**Data supplied:**
*****

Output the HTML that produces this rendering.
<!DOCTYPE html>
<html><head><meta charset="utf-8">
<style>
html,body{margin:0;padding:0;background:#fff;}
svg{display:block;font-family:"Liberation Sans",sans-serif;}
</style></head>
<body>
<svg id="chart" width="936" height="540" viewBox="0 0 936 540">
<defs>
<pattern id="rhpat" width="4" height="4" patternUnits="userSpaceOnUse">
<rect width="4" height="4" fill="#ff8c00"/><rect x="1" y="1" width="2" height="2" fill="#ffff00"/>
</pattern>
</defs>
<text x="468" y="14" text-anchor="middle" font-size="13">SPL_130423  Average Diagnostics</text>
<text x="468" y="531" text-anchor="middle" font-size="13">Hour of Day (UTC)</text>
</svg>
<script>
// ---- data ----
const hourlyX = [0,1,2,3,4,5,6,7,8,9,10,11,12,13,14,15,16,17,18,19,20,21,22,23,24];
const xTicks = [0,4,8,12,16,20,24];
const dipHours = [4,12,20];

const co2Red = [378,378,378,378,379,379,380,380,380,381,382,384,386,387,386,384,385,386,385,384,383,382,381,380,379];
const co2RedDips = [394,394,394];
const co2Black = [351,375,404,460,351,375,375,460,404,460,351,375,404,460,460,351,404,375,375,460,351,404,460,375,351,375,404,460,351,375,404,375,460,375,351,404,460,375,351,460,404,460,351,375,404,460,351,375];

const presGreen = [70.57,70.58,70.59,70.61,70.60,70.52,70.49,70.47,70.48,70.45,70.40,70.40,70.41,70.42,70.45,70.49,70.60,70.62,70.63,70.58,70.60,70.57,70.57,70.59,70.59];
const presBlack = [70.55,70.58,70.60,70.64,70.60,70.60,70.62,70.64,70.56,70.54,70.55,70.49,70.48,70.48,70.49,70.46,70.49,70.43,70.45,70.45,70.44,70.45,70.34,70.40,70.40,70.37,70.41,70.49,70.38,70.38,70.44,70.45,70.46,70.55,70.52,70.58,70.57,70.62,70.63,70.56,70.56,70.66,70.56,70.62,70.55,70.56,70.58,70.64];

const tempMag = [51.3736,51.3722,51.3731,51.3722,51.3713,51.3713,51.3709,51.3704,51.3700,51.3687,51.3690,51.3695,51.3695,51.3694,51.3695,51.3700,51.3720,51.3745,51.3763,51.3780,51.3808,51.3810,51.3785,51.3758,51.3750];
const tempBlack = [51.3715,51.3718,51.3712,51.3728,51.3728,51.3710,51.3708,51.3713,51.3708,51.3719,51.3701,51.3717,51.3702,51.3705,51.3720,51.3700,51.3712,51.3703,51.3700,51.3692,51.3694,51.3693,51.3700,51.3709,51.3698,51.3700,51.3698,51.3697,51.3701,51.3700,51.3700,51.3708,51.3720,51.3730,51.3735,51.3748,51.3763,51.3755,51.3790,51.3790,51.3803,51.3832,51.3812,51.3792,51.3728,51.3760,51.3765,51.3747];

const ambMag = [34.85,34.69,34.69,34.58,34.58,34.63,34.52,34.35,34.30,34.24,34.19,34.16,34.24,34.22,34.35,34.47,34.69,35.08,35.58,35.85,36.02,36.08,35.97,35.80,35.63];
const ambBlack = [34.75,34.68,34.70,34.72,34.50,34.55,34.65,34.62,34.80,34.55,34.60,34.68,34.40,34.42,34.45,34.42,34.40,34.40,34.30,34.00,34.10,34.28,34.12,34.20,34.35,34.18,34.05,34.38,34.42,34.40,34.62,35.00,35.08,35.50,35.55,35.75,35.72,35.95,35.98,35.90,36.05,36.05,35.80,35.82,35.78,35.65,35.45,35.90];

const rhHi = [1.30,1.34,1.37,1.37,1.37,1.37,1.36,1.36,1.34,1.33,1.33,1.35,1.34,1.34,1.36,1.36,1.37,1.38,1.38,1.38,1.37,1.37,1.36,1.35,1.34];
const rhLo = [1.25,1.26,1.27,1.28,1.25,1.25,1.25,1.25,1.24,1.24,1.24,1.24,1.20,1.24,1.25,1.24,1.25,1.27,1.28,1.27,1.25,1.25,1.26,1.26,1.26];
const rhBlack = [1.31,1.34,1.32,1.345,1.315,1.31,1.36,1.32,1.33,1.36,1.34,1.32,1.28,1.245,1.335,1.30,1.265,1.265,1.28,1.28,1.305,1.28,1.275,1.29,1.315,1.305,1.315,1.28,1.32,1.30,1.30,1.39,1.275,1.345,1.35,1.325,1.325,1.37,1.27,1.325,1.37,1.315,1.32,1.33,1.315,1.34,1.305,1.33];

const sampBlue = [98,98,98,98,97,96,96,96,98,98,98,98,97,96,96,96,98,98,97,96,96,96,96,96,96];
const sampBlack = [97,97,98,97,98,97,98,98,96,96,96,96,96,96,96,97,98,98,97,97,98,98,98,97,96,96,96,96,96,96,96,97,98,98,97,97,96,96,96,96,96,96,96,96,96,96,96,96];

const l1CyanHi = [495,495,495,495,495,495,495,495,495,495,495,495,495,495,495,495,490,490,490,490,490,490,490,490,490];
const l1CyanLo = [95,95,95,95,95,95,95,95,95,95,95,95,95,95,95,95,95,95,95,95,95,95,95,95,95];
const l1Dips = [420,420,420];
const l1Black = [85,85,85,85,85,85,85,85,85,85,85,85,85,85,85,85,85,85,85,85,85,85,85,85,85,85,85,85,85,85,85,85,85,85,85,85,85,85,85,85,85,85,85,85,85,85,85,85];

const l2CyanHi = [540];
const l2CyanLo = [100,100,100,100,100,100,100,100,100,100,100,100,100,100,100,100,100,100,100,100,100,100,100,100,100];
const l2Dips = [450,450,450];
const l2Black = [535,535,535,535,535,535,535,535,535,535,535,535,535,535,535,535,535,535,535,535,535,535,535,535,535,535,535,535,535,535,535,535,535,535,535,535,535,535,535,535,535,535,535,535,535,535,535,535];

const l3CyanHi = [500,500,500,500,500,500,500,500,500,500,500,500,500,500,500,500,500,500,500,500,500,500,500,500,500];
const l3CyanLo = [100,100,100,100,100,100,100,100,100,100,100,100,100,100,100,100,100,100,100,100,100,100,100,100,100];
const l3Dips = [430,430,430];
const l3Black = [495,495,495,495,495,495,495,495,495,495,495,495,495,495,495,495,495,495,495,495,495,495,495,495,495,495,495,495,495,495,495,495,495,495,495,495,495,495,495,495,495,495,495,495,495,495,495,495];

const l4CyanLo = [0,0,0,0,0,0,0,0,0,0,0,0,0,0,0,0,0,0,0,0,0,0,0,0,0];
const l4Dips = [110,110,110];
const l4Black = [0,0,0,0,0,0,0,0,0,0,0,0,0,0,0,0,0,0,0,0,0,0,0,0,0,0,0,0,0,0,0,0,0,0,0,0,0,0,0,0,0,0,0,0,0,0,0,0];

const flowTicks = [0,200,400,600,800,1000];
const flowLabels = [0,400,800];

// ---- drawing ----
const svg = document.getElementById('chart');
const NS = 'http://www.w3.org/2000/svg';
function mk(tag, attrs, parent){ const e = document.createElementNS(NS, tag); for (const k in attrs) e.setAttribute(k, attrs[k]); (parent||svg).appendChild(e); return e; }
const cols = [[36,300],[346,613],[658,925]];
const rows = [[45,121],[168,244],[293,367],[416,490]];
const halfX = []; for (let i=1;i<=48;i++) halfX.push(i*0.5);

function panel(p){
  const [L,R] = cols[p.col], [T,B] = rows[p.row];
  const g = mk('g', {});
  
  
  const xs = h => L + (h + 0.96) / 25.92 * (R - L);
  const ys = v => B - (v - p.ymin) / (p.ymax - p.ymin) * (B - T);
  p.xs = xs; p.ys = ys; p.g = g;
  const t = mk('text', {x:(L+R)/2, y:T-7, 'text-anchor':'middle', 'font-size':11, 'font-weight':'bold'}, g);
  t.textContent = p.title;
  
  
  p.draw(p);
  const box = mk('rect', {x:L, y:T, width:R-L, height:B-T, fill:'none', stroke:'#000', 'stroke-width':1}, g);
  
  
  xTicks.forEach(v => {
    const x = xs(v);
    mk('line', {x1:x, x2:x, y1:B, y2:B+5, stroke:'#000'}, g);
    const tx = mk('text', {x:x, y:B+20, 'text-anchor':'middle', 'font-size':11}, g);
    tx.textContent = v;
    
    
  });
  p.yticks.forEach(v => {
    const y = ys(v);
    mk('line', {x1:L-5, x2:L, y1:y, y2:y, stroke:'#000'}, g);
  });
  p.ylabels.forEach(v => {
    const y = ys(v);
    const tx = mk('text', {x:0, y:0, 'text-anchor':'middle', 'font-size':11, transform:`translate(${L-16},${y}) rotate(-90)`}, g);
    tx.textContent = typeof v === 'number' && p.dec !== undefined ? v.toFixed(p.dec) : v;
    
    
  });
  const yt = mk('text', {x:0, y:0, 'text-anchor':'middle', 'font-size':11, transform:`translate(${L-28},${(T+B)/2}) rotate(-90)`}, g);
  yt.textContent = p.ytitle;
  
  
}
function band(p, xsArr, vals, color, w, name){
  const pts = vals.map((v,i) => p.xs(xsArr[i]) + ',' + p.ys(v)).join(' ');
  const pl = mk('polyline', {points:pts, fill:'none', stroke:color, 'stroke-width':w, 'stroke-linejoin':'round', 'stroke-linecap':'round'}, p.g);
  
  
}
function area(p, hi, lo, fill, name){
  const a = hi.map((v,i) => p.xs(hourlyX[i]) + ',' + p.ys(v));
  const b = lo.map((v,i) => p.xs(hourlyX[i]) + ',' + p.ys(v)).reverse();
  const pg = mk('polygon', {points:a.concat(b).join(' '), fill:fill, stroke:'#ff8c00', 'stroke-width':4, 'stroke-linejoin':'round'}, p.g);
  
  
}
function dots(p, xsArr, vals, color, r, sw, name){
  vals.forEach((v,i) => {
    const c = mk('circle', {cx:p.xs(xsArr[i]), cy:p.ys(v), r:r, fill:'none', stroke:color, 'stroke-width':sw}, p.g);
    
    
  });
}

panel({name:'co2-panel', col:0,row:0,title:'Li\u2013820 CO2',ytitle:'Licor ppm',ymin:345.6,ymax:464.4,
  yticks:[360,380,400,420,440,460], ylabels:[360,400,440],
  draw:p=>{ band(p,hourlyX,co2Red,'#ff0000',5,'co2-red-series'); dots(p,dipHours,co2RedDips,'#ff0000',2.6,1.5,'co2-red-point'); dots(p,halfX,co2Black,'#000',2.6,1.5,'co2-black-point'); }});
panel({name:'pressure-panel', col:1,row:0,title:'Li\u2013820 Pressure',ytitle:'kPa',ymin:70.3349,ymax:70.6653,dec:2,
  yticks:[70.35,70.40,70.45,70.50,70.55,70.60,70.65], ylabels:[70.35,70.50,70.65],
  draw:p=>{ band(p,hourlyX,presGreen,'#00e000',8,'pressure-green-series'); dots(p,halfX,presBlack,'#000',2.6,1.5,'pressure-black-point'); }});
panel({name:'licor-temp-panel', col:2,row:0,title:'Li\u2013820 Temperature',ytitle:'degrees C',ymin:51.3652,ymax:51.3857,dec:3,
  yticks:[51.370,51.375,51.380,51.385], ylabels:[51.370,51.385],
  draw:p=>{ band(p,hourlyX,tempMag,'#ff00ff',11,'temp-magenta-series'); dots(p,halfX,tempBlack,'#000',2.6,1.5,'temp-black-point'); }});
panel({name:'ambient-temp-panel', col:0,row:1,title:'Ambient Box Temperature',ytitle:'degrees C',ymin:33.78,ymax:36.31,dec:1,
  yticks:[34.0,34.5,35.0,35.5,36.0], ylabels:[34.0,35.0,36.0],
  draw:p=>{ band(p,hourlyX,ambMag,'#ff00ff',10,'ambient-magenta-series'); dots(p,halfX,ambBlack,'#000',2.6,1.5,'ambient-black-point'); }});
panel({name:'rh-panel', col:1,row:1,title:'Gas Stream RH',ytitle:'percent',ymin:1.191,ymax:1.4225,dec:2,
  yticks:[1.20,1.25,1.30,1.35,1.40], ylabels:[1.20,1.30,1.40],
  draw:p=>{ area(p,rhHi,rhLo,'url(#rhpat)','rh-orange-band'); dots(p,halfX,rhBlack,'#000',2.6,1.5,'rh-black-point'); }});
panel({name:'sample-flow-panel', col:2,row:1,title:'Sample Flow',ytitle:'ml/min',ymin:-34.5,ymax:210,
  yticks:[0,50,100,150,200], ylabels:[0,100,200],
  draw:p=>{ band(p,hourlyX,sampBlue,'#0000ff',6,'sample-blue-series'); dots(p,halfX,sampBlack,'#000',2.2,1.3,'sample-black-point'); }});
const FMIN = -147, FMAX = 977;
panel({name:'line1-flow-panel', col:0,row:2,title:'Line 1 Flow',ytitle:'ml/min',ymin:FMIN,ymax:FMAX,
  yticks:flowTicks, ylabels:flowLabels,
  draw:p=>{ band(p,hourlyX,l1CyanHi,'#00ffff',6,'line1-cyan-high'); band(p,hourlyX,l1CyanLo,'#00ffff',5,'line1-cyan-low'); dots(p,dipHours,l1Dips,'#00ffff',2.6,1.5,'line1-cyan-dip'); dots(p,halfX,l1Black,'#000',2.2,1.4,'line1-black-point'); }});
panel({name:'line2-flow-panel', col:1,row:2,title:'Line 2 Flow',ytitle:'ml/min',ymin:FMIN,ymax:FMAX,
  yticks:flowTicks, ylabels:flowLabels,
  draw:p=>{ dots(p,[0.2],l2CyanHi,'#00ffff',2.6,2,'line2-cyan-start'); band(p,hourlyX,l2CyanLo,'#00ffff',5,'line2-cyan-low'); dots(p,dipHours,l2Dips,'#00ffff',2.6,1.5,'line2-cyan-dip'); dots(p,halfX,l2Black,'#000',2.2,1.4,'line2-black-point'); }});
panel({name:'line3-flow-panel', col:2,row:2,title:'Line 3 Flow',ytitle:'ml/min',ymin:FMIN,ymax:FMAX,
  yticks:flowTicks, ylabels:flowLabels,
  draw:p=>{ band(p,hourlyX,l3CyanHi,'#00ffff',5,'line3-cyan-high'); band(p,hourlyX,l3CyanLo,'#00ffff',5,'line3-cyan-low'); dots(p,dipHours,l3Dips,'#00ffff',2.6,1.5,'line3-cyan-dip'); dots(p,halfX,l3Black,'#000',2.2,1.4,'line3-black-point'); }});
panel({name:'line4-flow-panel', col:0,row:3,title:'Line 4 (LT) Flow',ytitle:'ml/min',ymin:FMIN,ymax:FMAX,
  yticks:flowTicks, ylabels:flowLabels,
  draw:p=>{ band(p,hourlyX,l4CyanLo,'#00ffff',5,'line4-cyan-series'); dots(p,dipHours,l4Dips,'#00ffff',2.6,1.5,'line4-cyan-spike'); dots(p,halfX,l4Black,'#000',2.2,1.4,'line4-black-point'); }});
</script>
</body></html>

*****

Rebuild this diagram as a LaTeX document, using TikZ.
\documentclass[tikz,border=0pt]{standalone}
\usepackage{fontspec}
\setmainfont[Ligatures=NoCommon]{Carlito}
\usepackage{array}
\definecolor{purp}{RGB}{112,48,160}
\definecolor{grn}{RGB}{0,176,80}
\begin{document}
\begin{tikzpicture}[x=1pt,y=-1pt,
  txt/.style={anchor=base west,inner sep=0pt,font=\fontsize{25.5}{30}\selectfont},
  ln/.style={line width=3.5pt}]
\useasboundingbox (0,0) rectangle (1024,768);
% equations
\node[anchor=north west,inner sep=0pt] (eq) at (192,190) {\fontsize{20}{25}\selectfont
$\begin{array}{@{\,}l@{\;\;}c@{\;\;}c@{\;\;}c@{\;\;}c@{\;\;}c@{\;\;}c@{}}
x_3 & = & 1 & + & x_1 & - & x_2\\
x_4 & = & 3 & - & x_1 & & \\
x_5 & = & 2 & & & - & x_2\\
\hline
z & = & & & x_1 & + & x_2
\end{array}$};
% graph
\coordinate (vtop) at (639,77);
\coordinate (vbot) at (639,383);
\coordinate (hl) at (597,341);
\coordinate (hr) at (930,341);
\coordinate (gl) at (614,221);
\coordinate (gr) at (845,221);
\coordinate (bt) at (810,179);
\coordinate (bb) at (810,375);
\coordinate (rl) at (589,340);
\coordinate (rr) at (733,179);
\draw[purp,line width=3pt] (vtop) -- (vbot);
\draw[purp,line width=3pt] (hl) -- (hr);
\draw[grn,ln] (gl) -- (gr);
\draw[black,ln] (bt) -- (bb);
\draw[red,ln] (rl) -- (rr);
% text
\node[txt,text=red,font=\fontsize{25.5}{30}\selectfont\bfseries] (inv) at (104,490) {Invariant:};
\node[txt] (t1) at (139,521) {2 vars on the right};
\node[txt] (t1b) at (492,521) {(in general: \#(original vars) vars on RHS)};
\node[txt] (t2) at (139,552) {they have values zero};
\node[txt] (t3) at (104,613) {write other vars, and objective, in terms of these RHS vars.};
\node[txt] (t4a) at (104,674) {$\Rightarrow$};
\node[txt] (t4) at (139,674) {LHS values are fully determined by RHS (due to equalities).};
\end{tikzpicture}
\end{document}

*****

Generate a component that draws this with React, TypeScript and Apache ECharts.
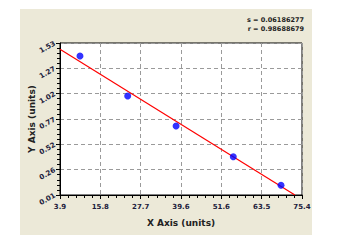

*****

**What needs to be done:** Within the listing above, extract exactly the lines from the line with "Output the HTML that produces this rendering." to the line with "const dipHours = [4,12,20];", the two named lines included, and no others.

**Finished task:**
Output the HTML that produces this rendering.
<!DOCTYPE html>
<html><head><meta charset="utf-8">
<style>
html,body{margin:0;padding:0;background:#fff;}
svg{display:block;font-family:"Liberation Sans",sans-serif;}
</style></head>
<body>
<svg id="chart" width="936" height="540" viewBox="0 0 936 540">
<defs>
<pattern id="rhpat" width="4" height="4" patternUnits="userSpaceOnUse">
<rect width="4" height="4" fill="#ff8c00"/><rect x="1" y="1" width="2" height="2" fill="#ffff00"/>
</pattern>
</defs>
<text x="468" y="14" text-anchor="middle" font-size="13">SPL_130423  Average Diagnostics</text>
<text x="468" y="531" text-anchor="middle" font-size="13">Hour of Day (UTC)</text>
</svg>
<script>
// ---- data ----
const hourlyX = [0,1,2,3,4,5,6,7,8,9,10,11,12,13,14,15,16,17,18,19,20,21,22,23,24];
const xTicks = [0,4,8,12,16,20,24];
const dipHours = [4,12,20];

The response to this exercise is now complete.